Keywords Basel Accords, Liquidity, Capital Structure, Financial Crisis, Management Control
Subject categories Business Administration

Abstract

Banks had a large part in the developments taking place in the years after the outbreak of the crisis in 2007, as many banks had an excessively low capital base, involving too much risk in its businesses. In this study, the largest four banks in Sweden have been investigated. The financial crisis affected the banks differently, depending on the markets of expansion. Excessive risk-taking has been found, where one bank expanded aggressively into new markets and did not appreciate the risks on these new markets. CEO compensation and risk seeking boards are factors that might have caused such behaviour. All of the banks have made noticeable changes to their capital structure, increasing it annually, accompanied by a risk-reduction movement in their assets to improve the stability in most of the banks. The new regulation’s focus on both quality and quantity is in accordance with the views that are expressed in the framework.

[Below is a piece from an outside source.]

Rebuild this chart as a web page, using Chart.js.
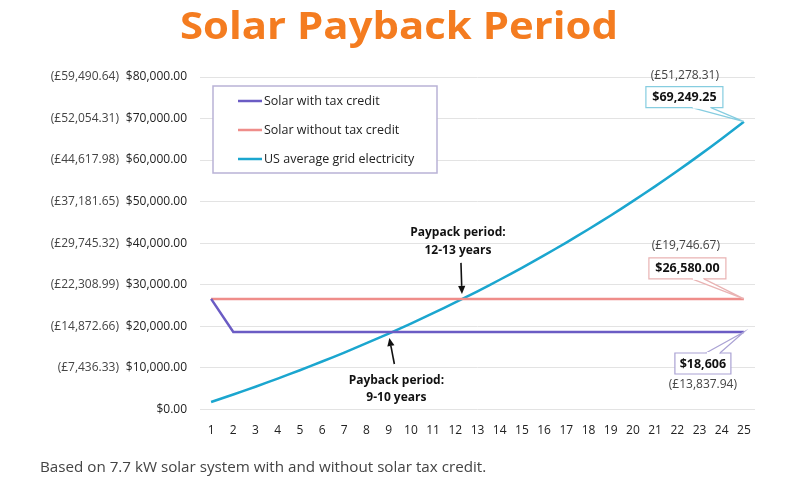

The banks have altered their goals to levels several per cent above the regulations, in contrast to before the crisis when they were often as close as possible. The impact of the new liquidity regulations has been limited, as the banks continue to work with their internal measures. The banks have all changed their view of capital ratio and liquidity, where many of the banks have doubled the amount of these posts and now find these measures to be both beneficial and a way to gain trust and stability.